Assignment by the Debtor
Although the Babylonian Talmud does not mention the case of a debtor assigning his liability to another, reference to this can be found in the Mishnah (BM 9:12) and in the Jerusalem Talmud (cf. BM 4:1), but only in relation to a banker or shopkeeper, both commonly engaged in financial transactions (Gulak, in: Tarbiz, 2 (1930/31), 154–71). It is possible that assignments of this kind were effected by a means similar to the Ma'amad Sheloshtan, to which they are compared by the codifiers (Rif, Halakhot, BM 111a). Details of such assignments are unknown, however, particularly as the Ma'amad Sheloshtan is not mentioned in the Jerusalem Talmud.

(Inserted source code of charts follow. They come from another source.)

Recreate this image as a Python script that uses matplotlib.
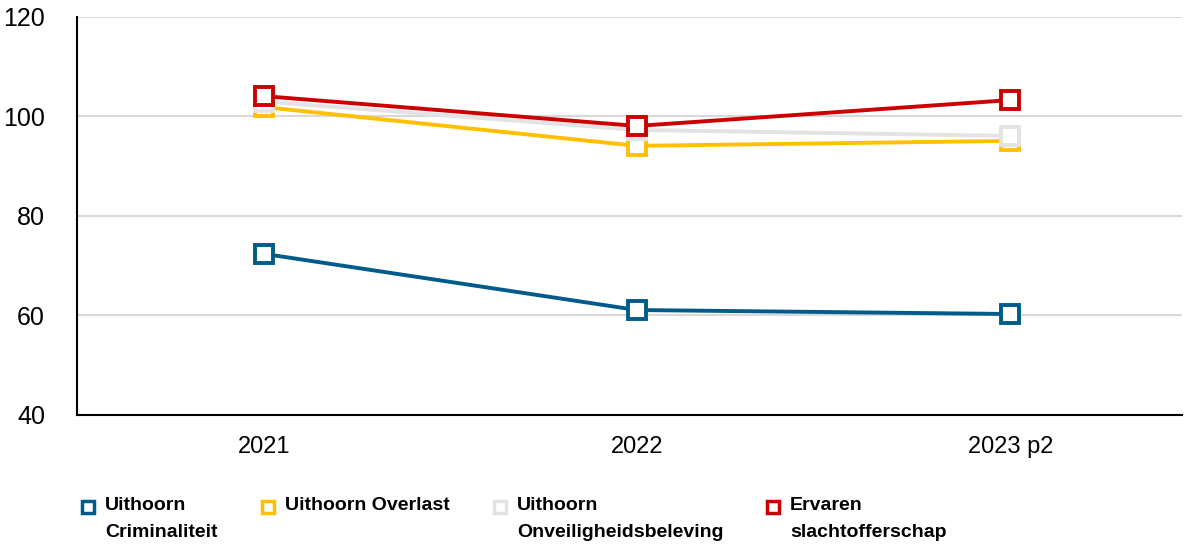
import matplotlib.pyplot as plt
from matplotlib.lines import Line2D

plt.rcParams['font.family'] = ['Liberation Sans', 'DejaVu Sans']

years = ['2021', '2022', '2023 p2']
criminaliteit = [72.4, 61.1, 60.3]
overlast = [101.9, 94.1, 95.1]
onveiligheid = [103.0, 97.3, 96.1]
slachtoffer = [104.1, 98.1, 103.3]

labels = ['Uithoorn\nCriminaliteit', 'Uithoorn Overlast',
          'Uithoorn\nOnveiligheidsbeleving', 'Ervaren\nslachtofferschap']
colors = ['#005b8a', '#ffc000', '#e3e3e3', '#cc0000']
series = [criminaliteit, overlast, onveiligheid, slachtoffer]

W, H = 1196, 546
fig = plt.figure(figsize=(W / 100, H / 100), dpi=100)
ax = fig.add_axes([77 / W, 1 - 415 / H, (1182 - 77) / W, (415 - 17) / H])

x = range(len(years))
for vals, c in zip(series, colors):
    ax.plot(x, vals, color=c, lw=2.8, marker='s', ms=13, mfc='white',
            mec=c, mew=2.8, zorder=3)

ax.set_ylim(40, 120)
ax.set_yticks([40, 60, 80, 100, 120])
ax.set_xlim(-0.5, 2.46)
ax.set_xticks(list(x))
ax.set_xticklabels(years)
ax.tick_params(axis='x', length=0, labelsize=17, pad=15)
ax.tick_params(axis='y', length=0, labelsize=18, pad=23)
ax.grid(axis='y', color='#d9d9d9', lw=1.5)
ax.set_axisbelow(True)
for s in ['top', 'right']:
    ax.spines[s].set_visible(False)
ax.spines['left'].set_linewidth(1.5)
ax.spines['bottom'].set_linewidth(1.5)

# legend at the bottom: square marker + bold label (wrapped)
mark_x = [88, 268, 500, 773]
for lab, c, mx in zip(labels, colors, mark_x):
    fig.add_artist(Line2D([mx / W], [1 - 507 / H], transform=fig.transFigure,
                          ls='none', marker='s', ms=9, mfc='white', mec=c, mew=2.5))
    fig.text((mx + 17) / W, 1 - 497 / H, lab, ha='left', va='top',
             fontsize=14, fontweight='bold', linespacing=1.75)

fig.savefig('out.png', dpi=100)
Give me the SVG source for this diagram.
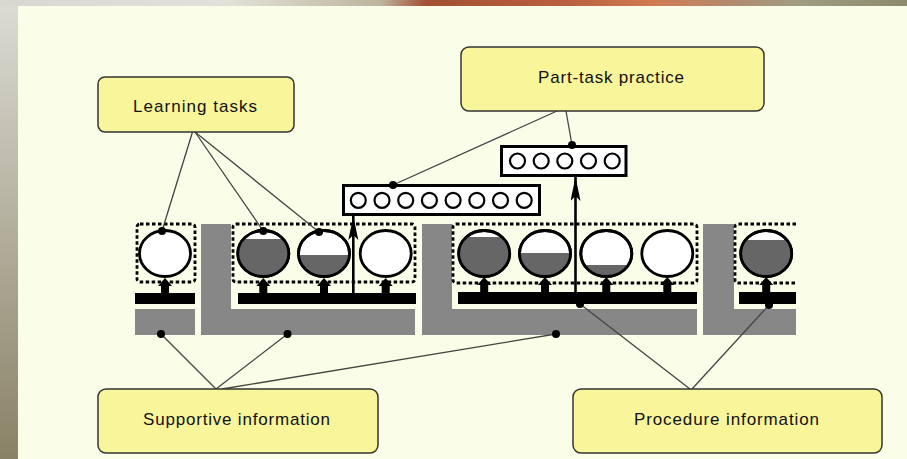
<svg xmlns="http://www.w3.org/2000/svg" width="907" height="459" viewBox="0 0 907 459">
<style>
.lbl{fill:#f8f59b;stroke:#333;stroke-width:1.5}
.txt{font-family:"Liberation Sans",Arial,sans-serif;font-size:17px;fill:#111;text-anchor:middle}
.dot{fill:#000}
.con line{stroke:#444;stroke-width:1.3}
.con line.arr{stroke:#000;stroke-width:2.6}
.dash{fill:none;stroke:#000;stroke-width:2.8;stroke-dasharray:3.5 2.5}
.ball{fill:#fff;stroke:#000;stroke-width:2.8}
.lvl{fill:#666}
.bar{fill:#000}
.grey{fill:#878787}
.seq{fill:#fff;stroke:#000;stroke-width:3}
.sc{fill:none;stroke:#000;stroke-width:2.2}
</style>
<defs>
<linearGradient id="lg" x1="0" y1="0" x2="0" y2="1">
<stop offset="0" stop-color="#dcdcd4"/><stop offset="1" stop-color="#8a8266"/>
</linearGradient>
<linearGradient id="tg" x1="0" y1="0" x2="1" y2="0">
<stop offset="0" stop-color="#d8d8d0"/><stop offset="0.25" stop-color="#e2e2da"/><stop offset="0.42" stop-color="#bdb49c"/><stop offset="0.47" stop-color="#a24f32"/><stop offset="0.62" stop-color="#b8603f"/><stop offset="0.72" stop-color="#d27a52"/><stop offset="0.8" stop-color="#b28a6c"/><stop offset="0.88" stop-color="#a09c82"/><stop offset="1" stop-color="#8e8a6e"/>
</linearGradient>
<marker id="ah" markerUnits="userSpaceOnUse" markerWidth="26" markerHeight="12" refX="24" refY="5" orient="auto">
<path d="M0,0 L24,5 L0,10 L5,5 Z" fill="#000"/>
</marker>
<path id="stem" d="M0,-15 L7,-7 L4,-7 L4,0 L-4,0 L-4,-7 L-7,-7 Z" fill="#000"/>
</defs>
<rect x="0" y="0" width="907" height="459" fill="#fafde8"/>
<rect x="0" y="0" width="18" height="459" fill="url(#lg)"/>
<rect x="0" y="0" width="907" height="6" fill="url(#tg)"/>

<g id="bands">
<rect class="grey" x="135" y="309" width="60" height="26"/>
<path class="grey" d="M201,224 H231 V309 H415 V335 H201 Z"/>
<path class="grey" d="M422,224 H452 V309 H697 V335 H422 Z"/>
<path class="grey" d="M703,224 H734 V309 H796 V335 H703 Z"/>
<rect class="bar" x="135" y="293" width="60" height="11"/>
<rect class="bar" x="238" y="293" width="178" height="11"/>
<rect class="bar" x="458" y="292" width="239" height="12"/>
<rect class="bar" x="739" y="292" width="57" height="12"/>
</g>

<g id="segment1">
<rect class="dash" x="137" y="224" width="58" height="58" rx="3"/>
<ellipse class="ball" cx="165" cy="253.5" rx="25.5" ry="23"/>
<use href="#stem" x="165" y="293"/>
</g>

<g id="segment2">
<rect class="dash" x="233" y="224" width="182" height="58" rx="3"/>
<ellipse class="ball" cx="263.3" cy="253.5" rx="25.5" ry="23"/>
<path class="lvl" d="M243.5,239 A25.5,23 0 1 0 283.1,239 Z"/>
<ellipse cx="263.3" cy="253.5" rx="25.5" ry="23" fill="none" stroke="#000" stroke-width="2.8"/>
<ellipse class="ball" cx="324" cy="253.5" rx="25.5" ry="23"/>
<path class="lvl" d="M298.6,255 A25.5,23 0 0 0 349.4,255 Z"/>
<ellipse cx="324" cy="253.5" rx="25.5" ry="23" fill="none" stroke="#000" stroke-width="2.8"/>
<ellipse class="ball" cx="385.7" cy="253.5" rx="25.5" ry="23"/>
<use href="#stem" x="263.3" y="293"/>
<use href="#stem" x="324" y="293"/>
<use href="#stem" x="385.7" y="293"/>
</g>

<g id="segment3">
<rect class="dash" x="453" y="224" width="244" height="59" rx="3"/>
<ellipse class="ball" cx="484.2" cy="253.5" rx="25.5" ry="23"/>
<path class="lvl" d="M466.4,237 A25.5,23 0 1 0 502,237 Z"/>
<ellipse cx="484.2" cy="253.5" rx="25.5" ry="23" fill="none" stroke="#000" stroke-width="2.8"/>
<ellipse class="ball" cx="545" cy="253.5" rx="25.5" ry="23"/>
<path class="lvl" d="M519.5,253 A25.5,23 0 1 0 570.5,253 Z"/>
<ellipse cx="545" cy="253.5" rx="25.5" ry="23" fill="none" stroke="#000" stroke-width="2.8"/>
<ellipse class="ball" cx="606.3" cy="253.5" rx="25.5" ry="23"/>
<path class="lvl" d="M584.2,265 A25.5,23 0 0 0 628.4,265 Z"/>
<ellipse cx="606.3" cy="253.5" rx="25.5" ry="23" fill="none" stroke="#000" stroke-width="2.8"/>
<ellipse class="ball" cx="667.3" cy="253.5" rx="25.5" ry="23"/>
<use href="#stem" x="484.2" y="292"/>
<use href="#stem" x="545" y="292"/>
<use href="#stem" x="606.3" y="292"/>
<use href="#stem" x="667.3" y="292"/>
</g>

<g id="segment4">
<path class="dash" d="M796,224 H738 Q735,224 735,227 V280 Q735,283 738,283 H796"/>
<ellipse class="ball" cx="766.2" cy="253.5" rx="25.5" ry="23"/>
<path class="lvl" d="M745.6,240 A25.5,23 0 1 0 786.8,240 Z"/>
<ellipse cx="766.2" cy="253.5" rx="25.5" ry="23" fill="none" stroke="#000" stroke-width="2.8"/>
<use href="#stem" x="766.2" y="292"/>
</g>

<g id="practice8">
<rect class="seq" x="343.5" y="185.5" width="196" height="29"/>
<circle class="sc" cx="358.3" cy="200.3" r="7.5"/>
<circle class="sc" cx="382" cy="200.3" r="7.5"/>
<circle class="sc" cx="405.7" cy="200.3" r="7.5"/>
<circle class="sc" cx="429.4" cy="200.3" r="7.5"/>
<circle class="sc" cx="453.1" cy="200.3" r="7.5"/>
<circle class="sc" cx="476.8" cy="200.3" r="7.5"/>
<circle class="sc" cx="500.5" cy="200.3" r="7.5"/>
<circle class="sc" cx="524.2" cy="200.3" r="7.5"/>
</g>

<g id="practice5">
<rect class="seq" x="501.5" y="146.5" width="124.5" height="29"/>
<circle class="sc" cx="517.5" cy="161" r="7.5"/>
<circle class="sc" cx="541.2" cy="161" r="7.5"/>
<circle class="sc" cx="564.8" cy="161" r="7.5"/>
<circle class="sc" cx="588.5" cy="161" r="7.5"/>
<circle class="sc" cx="612.2" cy="161" r="7.5"/>
</g>

<g id="connectors" class="con">
<line x1="192.5" y1="132" x2="162" y2="231"/>
<line x1="195" y1="132" x2="263.3" y2="231"/>
<line x1="195" y1="132" x2="319" y2="232"/>
<line x1="557" y1="111" x2="393" y2="185"/>
<line x1="566" y1="111" x2="572" y2="145"/>
<line x1="216" y1="389" x2="161" y2="334"/>
<line x1="216" y1="389" x2="287.5" y2="334"/>
<line x1="222" y1="389" x2="556" y2="334"/>
<line x1="690" y1="389" x2="580" y2="304"/>
<line x1="692" y1="389" x2="769" y2="305"/>
<line class="arr" x1="353.3" y1="293" x2="353.3" y2="216" marker-end="url(#ah)"/>
<line class="arr" x1="575.5" y1="304" x2="575.5" y2="177" marker-end="url(#ah)"/>
<circle class="dot" cx="162" cy="231" r="4"/>
<circle class="dot" cx="263.3" cy="231" r="4"/>
<circle class="dot" cx="319" cy="232" r="4"/>
<circle class="dot" cx="393" cy="185" r="4"/>
<circle class="dot" cx="572" cy="145" r="4"/>
<circle class="dot" cx="161" cy="334" r="4"/>
<circle class="dot" cx="287.5" cy="334" r="4"/>
<circle class="dot" cx="556" cy="334" r="4"/>
<circle class="dot" cx="580" cy="304" r="4"/>
<circle class="dot" cx="769" cy="305" r="4"/>
</g>

<g id="learning-tasks">
<rect class="lbl" x="98" y="77" width="196" height="55" rx="7"/>
<text class="txt" x="195" y="111.5" textLength="124" lengthAdjust="spacing">Learning  tasks</text>
</g>
<g id="part-task-practice">
<rect class="lbl" x="461" y="47" width="303" height="64" rx="8"/>
<text class="txt" x="611" y="82.5" textLength="146" lengthAdjust="spacing">Part-task  practice</text>
</g>
<g id="supportive-information">
<rect class="lbl" x="98" y="389" width="280" height="64" rx="8"/>
<text class="txt" x="236.5" y="424.5" textLength="187" lengthAdjust="spacing">Supportive  information</text>
</g>
<g id="procedure-information">
<rect class="lbl" x="573" y="389" width="309" height="64" rx="8"/>
<text class="txt" x="726.5" y="424.5" textLength="185" lengthAdjust="spacing">Procedure  information</text>
</g>
</svg>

In post-talmudic times the power of attorney was used for the recovery of debts, but not for their assignment (Tos. to BK 70a; Maim., Yad, Sheluḥin ve-Shutafin 3:7; see also *Attorney ). Some authorities held that a bond of indebtedness, drawn in favor of the creditor and anyone claiming through him, enabled it to be assigned by mere delivery and thereafter precluded the original creditor from releasing the debtor; but others disagreed (Sh. Ar., ḤM 66:26). It was also customary to draw a bond in favor of "whomsoever may produce it"; this being assignable by mere delivery and precluding the debtor's release by the assignor (Responsa Rosh 68:9), and the bond thus became negotiable (cf. J.J. Rabinowitz, Jewish Law (1956), 342ff.). In Poland, from the 16th century onward, a bond drawn in favor of "whomsoever may produce it," bearing only the debtor's signature, the amount of the debt, and the date of payment, became customary. Such a bond was known as a "Memoram" and was, in effect, a negotiable instrument like a promissory note (Levush, Ir Shushan 48; Sma to ḤM 48:1).
Modern Israel Law
In the State of Israel the assignment of debts is governed by the Assignment of Obligations Law, 1969, under the provisions of which every obligation or any part of it can be assigned either by the creditor or by the debtor. The debtor's assignment can only be made with the agreement of the creditor. Promissory notes and checks are in common use and are governed by the Bills of Exchange Ordinance, 1929, which permits the assignment of a debt by the mere delivery of the relevant bill. According to some authorities, the assignment of debts, too, is given by an obligation in the form of "undertaking to bind himself" (mesha'abbed nafsho) (Git. 13b), in other words by obligating himself (see Lifshitz , Bibliography)
Sh. Ar., ḤM 66 and 126; Gulak, Yesodei, 2 (1922), 96–104; A. Gulak, Toledot ha-Mishpat be-Yisrael, 1 (1939); Ha-Ḥiyyuv ve-Shi'budav, 96–104; Herzog, Instit, 1 (1936), 201–12; S. Albeck, in: Tarbiz, 26 (1956/57), 262–86; M. Elon, Mafteaḥ, 58–60. ADD. BIBLIOGRAPHY: B. Lifshitz, Promise – Obligation and Acquisition in Jewish Law (1988).